Walter Hamilton. Credulity and formalism: Abbott’s twin challenges in Japan.

Apr 1, 2014

A prominent Japanese historian once likened the psychology of wartime Japan to a ‘madhouse’ in which the public became capable of believing anything. Another who lived through those years noted how formalism––keeping up appearances long after a cause has ceased to have any meaning––suited a nation unable to change with the times. Credulity and formalism remain powerful elements in Japanese culture, regardless of the fact that the population is highly educated and, these days, formal barriers to the free flow of information are low. Recently we have witnessed extraordinary examples of this phenomenon. As Tony Abbott prepares for his first official visit to that country as prime minister next month, it is worth reflecting on the Japanese state of mind.

The instinct driving an elderly mother to hand over her life savings on the strength of a telephone call might appear to have little to do with international affairs, and yet her credulity fits within the larger picture. Japanese call them ‘ore, ore’ (‘it’s me, it’s me’) scams, in which a con artist pretending over the phone to be a relative of the elderly victim pleads distress and solicits money. Despite public warnings and police campaigns, this and similar forms of extortion netted criminals an estimated 12.8 billion yen ($140 million) in 2012. Though it might be hard to prove the Japanese are the most credulous people on earth, evidence points to a strong predisposition to believe what they are told.

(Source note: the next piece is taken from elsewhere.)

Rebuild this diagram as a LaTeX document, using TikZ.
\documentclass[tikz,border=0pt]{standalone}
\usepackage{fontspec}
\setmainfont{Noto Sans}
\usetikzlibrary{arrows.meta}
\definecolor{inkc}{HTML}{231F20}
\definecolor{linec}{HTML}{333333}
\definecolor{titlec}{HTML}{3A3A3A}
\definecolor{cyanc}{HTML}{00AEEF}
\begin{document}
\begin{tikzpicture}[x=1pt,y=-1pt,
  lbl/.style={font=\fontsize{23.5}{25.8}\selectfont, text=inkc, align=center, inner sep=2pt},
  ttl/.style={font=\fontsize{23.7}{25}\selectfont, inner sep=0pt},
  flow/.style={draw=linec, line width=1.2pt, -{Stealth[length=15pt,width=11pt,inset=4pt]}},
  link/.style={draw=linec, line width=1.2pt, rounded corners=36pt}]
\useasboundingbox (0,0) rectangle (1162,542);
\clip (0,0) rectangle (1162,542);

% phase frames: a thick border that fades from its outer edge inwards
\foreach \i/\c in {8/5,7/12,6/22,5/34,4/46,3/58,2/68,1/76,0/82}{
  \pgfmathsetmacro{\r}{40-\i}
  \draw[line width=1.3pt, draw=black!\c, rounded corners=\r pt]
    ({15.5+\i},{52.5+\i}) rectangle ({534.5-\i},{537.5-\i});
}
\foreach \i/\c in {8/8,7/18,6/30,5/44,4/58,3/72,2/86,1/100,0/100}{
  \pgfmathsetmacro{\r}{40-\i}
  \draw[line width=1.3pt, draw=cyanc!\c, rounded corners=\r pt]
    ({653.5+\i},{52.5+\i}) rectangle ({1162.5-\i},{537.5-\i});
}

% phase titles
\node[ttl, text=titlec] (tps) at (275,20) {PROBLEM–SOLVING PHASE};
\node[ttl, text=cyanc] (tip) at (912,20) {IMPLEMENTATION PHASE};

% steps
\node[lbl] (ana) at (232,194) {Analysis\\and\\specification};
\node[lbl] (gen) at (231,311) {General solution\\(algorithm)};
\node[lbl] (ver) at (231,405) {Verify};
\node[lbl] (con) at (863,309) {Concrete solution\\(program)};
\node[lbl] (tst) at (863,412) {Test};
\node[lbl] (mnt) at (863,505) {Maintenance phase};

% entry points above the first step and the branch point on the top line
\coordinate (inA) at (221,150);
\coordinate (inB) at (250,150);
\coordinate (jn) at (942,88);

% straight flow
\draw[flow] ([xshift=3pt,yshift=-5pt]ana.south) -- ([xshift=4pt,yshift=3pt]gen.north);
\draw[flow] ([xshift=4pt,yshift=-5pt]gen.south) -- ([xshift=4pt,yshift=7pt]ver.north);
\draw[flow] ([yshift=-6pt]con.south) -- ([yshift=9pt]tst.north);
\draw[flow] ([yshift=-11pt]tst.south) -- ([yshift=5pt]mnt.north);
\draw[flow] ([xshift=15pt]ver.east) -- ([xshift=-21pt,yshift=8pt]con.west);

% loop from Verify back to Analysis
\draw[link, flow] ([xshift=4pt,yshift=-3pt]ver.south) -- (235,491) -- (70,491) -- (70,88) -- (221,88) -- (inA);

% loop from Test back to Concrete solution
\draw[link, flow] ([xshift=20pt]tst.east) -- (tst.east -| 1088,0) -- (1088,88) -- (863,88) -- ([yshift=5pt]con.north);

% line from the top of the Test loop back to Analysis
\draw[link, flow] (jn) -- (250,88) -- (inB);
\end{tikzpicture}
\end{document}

Take, for example, the supposedly deaf composer described as Japan’s ‘new Beethoven’ and given the imprimatur of the national broadcaster, NHK, in a documentary broadcast last year entitled Melody of the Soul. The man was neither deaf nor did he compose the works for which he was feted (they were written by somebody else). The journalists and many others who dealt with him had grounds aplenty to doubt his story, but nobody dared challenge the myth. It wasn’t until the real composer, fed up with his paltry reward, threatened to blow the whistle that the truth was revealed last month.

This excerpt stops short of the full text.